The smell test
Republicans in the U.S. House of Representatives approved a change in party rules that is widely regarded by most Democrats and some Republicans as sending the wrong message. Republicans, emboldened by increased House and Senate majorities after this month's elections, replaced a rule that was adopted when the GOP took control of the House after the 1992 elections.
That rule, adopted in 1993, required party leaders who were indicted to step down. The rule was a part of sweeping reforms instituted by the Republicans largely in answer to the questionable ethics of some Democrats at the time.
The new GOP rule, adopted Nov. 18, allows indicted leaders to keep their posts pending the outcome of a review by the Republican Steering Committee. The steering committee would consider whether or not any indictment was considered to be a political ploy by overzealous Democratic state and federal prosecutors.
Democrats said the rule change was made specifically to protect Majority Leader Tom DeLay of Texas. Based on information provided by the district attorney in Austin, Texas, a grand jury has indicted three of DeLay's political associates in connection with fund raising by a political action committee with ties to Delay.
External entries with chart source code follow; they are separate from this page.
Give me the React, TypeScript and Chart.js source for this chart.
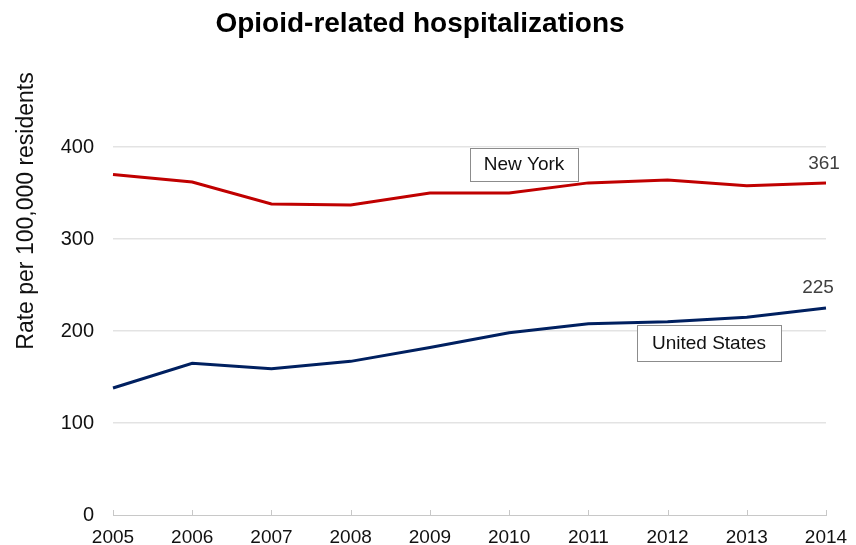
import React, { useEffect, useRef } from "react";
import { Chart, registerables } from "chart.js";

Chart.register(...registerables);

const years = ["2005", "2006", "2007", "2008", "2009", "2010", "2011", "2012", "2013", "2014"];
const newYork = [370, 362, 338, 337, 350, 350, 361, 364, 358, 361];
const unitedStates = [138, 165, 159, 167, 182, 198, 208, 210, 215, 225];
const yTicks = [0, 100, 200, 300, 400];

const FONT = "'Liberation Sans', Arial, sans-serif";

const overlay = {
  id: "overlay",
  afterDraw(chart: any) {
    const { ctx, chartArea, scales } = chart;
    const x = scales.x;
    const y = scales.y;
    ctx.save();
    // tick marks on x axis (pointing up)
    ctx.strokeStyle = "#c8c8c8";
    ctx.lineWidth = 1;
    years.forEach((_, i) => {
      const px = Math.round(x.getPixelForValue(i)) + 0.5;
      ctx.beginPath();
      ctx.moveTo(px, chartArea.bottom - 5);
      ctx.lineTo(px, chartArea.bottom);
      ctx.stroke();
    });
    // title
    ctx.fillStyle = "#000";
    ctx.font = `bold 28px ${FONT}`;
    ctx.textAlign = "center";
    ctx.textBaseline = "middle";
    ctx.fillText("Opioid-related hospitalizations", 412, 16);
    // y axis title
    ctx.save();
    ctx.translate(19, 203);
    ctx.rotate(-Math.PI / 2);
    ctx.font = `23px ${FONT}`;
    ctx.fillStyle = "#111";
    ctx.fillText("Rate per 100,000 residents", 0, 0);
    ctx.restore();
    // end labels
    ctx.font = `19px ${FONT}`;
    ctx.fillStyle = "#404040";
    ctx.textAlign = "center";
    const lastI = years.length - 1;
    const px = x.getPixelForValue(lastI);
    ctx.fillText(String(newYork[lastI]), px - 2, y.getPixelForValue(newYork[lastI]) - 19);
    ctx.fillText(String(unitedStates[lastI]), px - 8, y.getPixelForValue(unitedStates[lastI]) - 20);
    // boxed labels
    const box = (label: string, cx: number, cy: number, w: number, h: number) => {
      ctx.fillStyle = "#fff";
      ctx.fillRect(cx - w / 2, cy - h / 2, w, h);
      ctx.strokeStyle = "#8c8c8c";
      ctx.lineWidth = 1;
      ctx.strokeRect(Math.round(cx - w / 2) + 0.5, Math.round(cy - h / 2) + 0.5, w, h);
      ctx.fillStyle = "#111";
      ctx.font = `19px ${FONT}`;
      ctx.textAlign = "center";
      ctx.fillText(label, cx, cy + 1);
    };
    box("New York", 516, 156, 108, 33);
    box("United States", 701, 335, 144, 36);
    ctx.restore();
  },
};

export default function App() {
  const ref = useRef<HTMLCanvasElement | null>(null);
  useEffect(() => {
    if (!ref.current) return;
    const chart = new Chart(ref.current, {
      type: "line",
      data: {
        labels: years,
        datasets: [
          {
            label: "New York",
            data: newYork,
            borderColor: "#c00000",
            borderWidth: 3,
            pointRadius: 0,
            tension: 0,
          },
          {
            label: "United States",
            data: unitedStates,
            borderColor: "#002060",
            borderWidth: 3,
            pointRadius: 0,
            tension: 0,
          },
        ],
      },
      options: {
        responsive: false,
        animation: false,
        layout: { padding: { top: 139, right: 22, left: 0, bottom: 0 } },
        plugins: { legend: { display: false }, tooltip: { enabled: false }, title: { display: false } },
        scales: {
          x: {
            offset: false,
            afterFit: (s: any) => {
              s.height = 30;
              s.paddingLeft = 0;
              s.paddingRight = 0;
            },
            grid: { display: false, drawTicks: false },
            border: { display: true, color: "#c8c8c8", width: 1 },
            ticks: {
              padding: 11,
              color: "#111",
              font: { family: FONT, size: 19 },
              maxRotation: 0,
              autoSkip: false,
            },
          },
          y: {
            min: 0,
            max: 400,
            afterFit: (s: any) => {
              s.width = 105;
              s.paddingTop = 0;
              s.paddingBottom = 0;
            },
            afterBuildTicks: (s: any) => {
              s.ticks = yTicks.map((v) => ({ value: v }));
            },
            grid: {
              drawTicks: false,
              color: (c: any) => (c.tick && c.tick.value === 0 ? "rgba(0,0,0,0)" : "#e3e3e3"),
              lineWidth: 1.5,
            },
            border: { display: false },
            ticks: {
              padding: 19,
              color: "#111",
              font: { family: FONT, size: 20 },
            },
          },
        },
      },
      plugins: [overlay],
    });
    return () => chart.destroy();
  }, []);
  return <canvas ref={ref} width={840} height={537} style={{ display: "block" }} />;
}
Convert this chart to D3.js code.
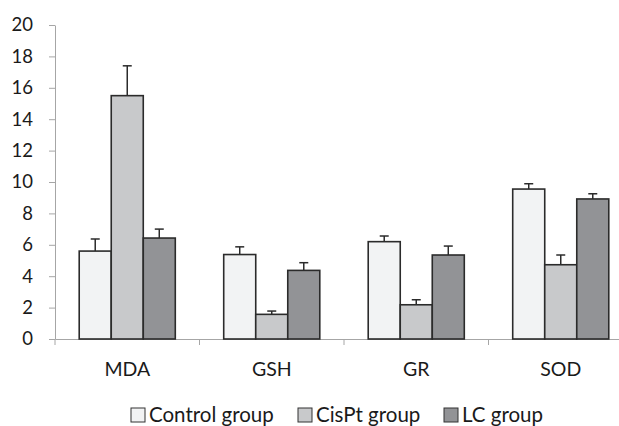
<html>
<head>
<style>
  body { margin: 0; background: #fff; }
  text { font-family: Lato, "Open Sans", sans-serif; fill: #1a1a1a; }
</style>
</head>
<body>
<svg id="svg" width="619" height="426"></svg>
<script src="https://d3js.org/d3.v7.min.js"></script>
<script>

var categories = ["MDA", "GSH", "GR", "SOD"];
var groups = ["Control group", "CisPt group", "LC group"];
var control = [5.6, 5.38, 6.2, 9.55];
var controlErr = [0.77, 0.49, 0.36, 0.34];
var cispt = [15.5, 1.57, 2.18, 4.73];
var cisptErr = [1.9, 0.21, 0.32, 0.62];
var lc = [6.43, 4.37, 5.35, 8.92];
var lcErr = [0.57, 0.49, 0.57, 0.33];
var yTicks = [0, 2, 4, 6, 8, 10, 12, 14, 16, 18, 20];

var fills = ["#f2f3f4", "#c8c9cb", "#929396"];
var series = [control, cispt, lc];
var errs = [controlErr, cisptErr, lcErr];

var rows = [];
categories.forEach((c, i) => {
  groups.forEach((g, j) => {
    rows.push({ cat: c, grp: g, v: series[j][i], e: errs[j][i], k: j });
  });
});

// plot area runs past the right edge of the picture, like the cropped original
var mL = 55, mR = 633, mT = 25, mB = 339;
var svg = d3.select("#svg");

var x = d3.scaleBand().domain(categories).range([mL, mR]);
var xi = d3.scaleBand().domain(groups).range([0, x.bandwidth()]).paddingOuter(0.756).paddingInner(0);
var y = d3.scaleLinear().domain([0, 20]).range([mB, mT]);

// y axis
var ya = svg.append("g").attr("transform", "translate(" + mL + ",0)")
  .call(d3.axisLeft(y).tickValues(yTicks).tickSize(6).tickSizeOuter(0).tickPadding(16));
ya.select(".domain").attr("stroke", "#a6a6a6");
ya.selectAll(".tick line").attr("stroke", "#a6a6a6");
ya.selectAll(".tick text").style("font-size", "18.5px").attr("fill", "#1a1a1a");
// little cross tick below the origin
ya.append("line").attr("x1", 0).attr("x2", 0).attr("y1", mB).attr("y2", mB + 6)
  .attr("stroke", "#a6a6a6");

// x axis
var xa = svg.append("g").attr("transform", "translate(0," + mB + ")")
  .call(d3.axisBottom(x).tickSize(0).tickPadding(23));
xa.select(".domain").attr("stroke", "#a6a6a6");
xa.selectAll(".tick text").style("font-size", "19.5px").attr("fill", "#1a1a1a");
xa.selectAll("line.sep").data(categories.slice(1)).join("line").classed("sep", true)
  .attr("x1", d => x(d)).attr("x2", d => x(d)).attr("y1", 0).attr("y2", 6)
  .attr("stroke", "#a6a6a6");

// error bars
var eb = svg.append("g").selectAll("g").data(rows).join("g")
  .attr("transform", d => "translate(" + (x(d.cat) + xi(d.grp) + xi.bandwidth() / 2) + ",0)");
eb.append("line").attr("x1", 0).attr("x2", 0)
  .attr("y1", d => y(d.v)).attr("y2", d => y(d.v + d.e))
  .attr("stroke", "#2b2b2b").attr("stroke-width", 1.5);
eb.append("line").attr("x1", -4.5).attr("x2", 4.5)
  .attr("y1", d => y(d.v + d.e)).attr("y2", d => y(d.v + d.e))
  .attr("stroke", "#2b2b2b").attr("stroke-width", 1.5);

// bars
svg.append("g").selectAll("rect").data(rows).join("rect")
  .attr("x", d => x(d.cat) + xi(d.grp))
  .attr("y", d => y(d.v))
  .attr("width", xi.bandwidth())
  .attr("height", d => y(0) - y(d.v))
  .attr("fill", d => fills[d.k])
  .attr("stroke", "#2b2b2b")
  .attr("stroke-width", 1.6);

// legend
var legX = [131, 298, 444];
var lg = svg.append("g").selectAll("g").data(groups).join("g")
  .attr("transform", (d, i) => "translate(" + legX[i] + ",408)");
lg.append("rect").attr("width", 14).attr("height", 14)
  .attr("fill", (d, i) => fills[i]).attr("stroke", "#333").attr("stroke-width", 1);
lg.append("text").attr("x", 18).attr("y", 7).attr("dy", "0.35em")
  .style("font-size", "20.5px").text(d => d);

</script>
</body>
</html>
Republicans say the rule change will protect House leaders against indictments motivated by political vendettas, even though no such indictments have occurred during the 11 years the rule that required stepping down was in place.
Democrats who are most outspoken about the GOP rule change should not have to be reminded that their own party had no such rule as the one adopted in 1993 when they held the House majority.
But the few dozen Republicans who expressed concern about the rule change, including Southeast Missouri's Jo Ann Emerson, are correct in observing that the wrong message is being sent. "I think it sets a bad example," Emerson said after the GOP House Caucus voted to change the rule. "I just don't think that it passes the smell test."